Pour les autorités de l’UE, le timing croisé entre le vote du 9 février et les négociations sur un accord institutionnel pourrait offrir une fenêtre d’opportunités pour tenter une expérience grandeur nature sur les différents cercles institutionnels d’intégration. Sans prendre de risques politiques majeurs, l’UE pourrait tester un nouveau modèle d’intégration, explicitant comment elle voit le lien entre l’Union économique et l’Union politique pour un Etat-tiers comme la Suisse. Sans exagérer la formule, on peut affirmer que la Suisse du 9 février remet en cause le cœur de l’Union politique, tout en souhaitant négocier un accès privilégié à l’Union économique. Ne manque que la laitière persiflent les mauvaises langues.

On peut lire en filigrane des négociations entre la Suisse et l’UE sur l’accord institutionnel l’esquisse de la stratégie européenne vis-à-vis d’Etats-tiers particulièrement intégrés. Sur l’aspect procédural tout d’abord, l’UE semble exiger de la Suisse qu’elle reprenne de manière dynamique – et non automatique – le développement de l’acquis européen. L’UE veut éviter que les accords bilatéraux et sectoriels statiques ne perdent peu à peu en pertinence. Afin d’éviter le développement de régimes juridiques disparates, les discussions portent également sur la mise sur pied d’un système de surveillance de l’application des accords.

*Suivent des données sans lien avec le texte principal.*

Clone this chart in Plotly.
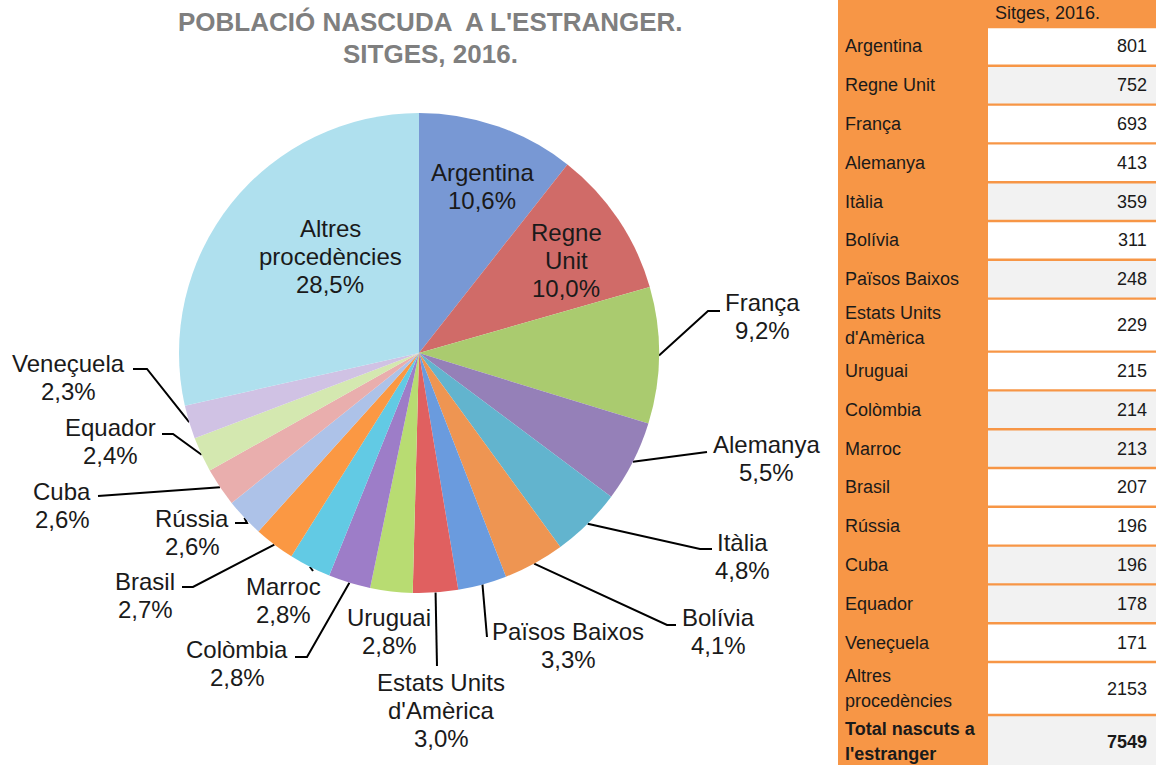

Sur l’aspect substantiel, la réaction intransigeante de l'Union après le 9 février semble traduire que l’accès au marché commun passe par l’acceptation des fondamentaux de l’Union politique. En d’autres mots, un accès privilégié est possible, mais le système « à la carte » trouve sa condition dans l’acceptation de bases non-négociables. Du point de vue de l’Union, cette position est cohérente. Elle lui permet d’assurer la discipline dans ses propres rangs, rappelant notamment à l’adresse du Royaume-Uni et des autres Etats tentés par un statut « particulier » que le statut de citoyen de l’Union est synonyme de droits individuels valables pour tous les Européens.

La Suisse peut-elle pro-activement tirer parti de cette fenêtre d’opportunités ? Une telle stratégie reposerait sur deux étapes. La première concerne tout d’abord nos diplomates et leur capacité à tirer le meilleur de la négociation avec l’UE. La seconde, bien plus imprévisible, touche au débat de politique intérieure. Les citoyens sont invités à dire quel prix ils sont prêts à payer pour continuer à s’assurer un accès privilégié auprès de leur grand voisin, partenaire et parfois ami.   

Cette contribution est une version raccourcie d’un texte à paraître dans « L’Opinion européenne », publication du think-tank français « Fondation pour l’innovation politique ».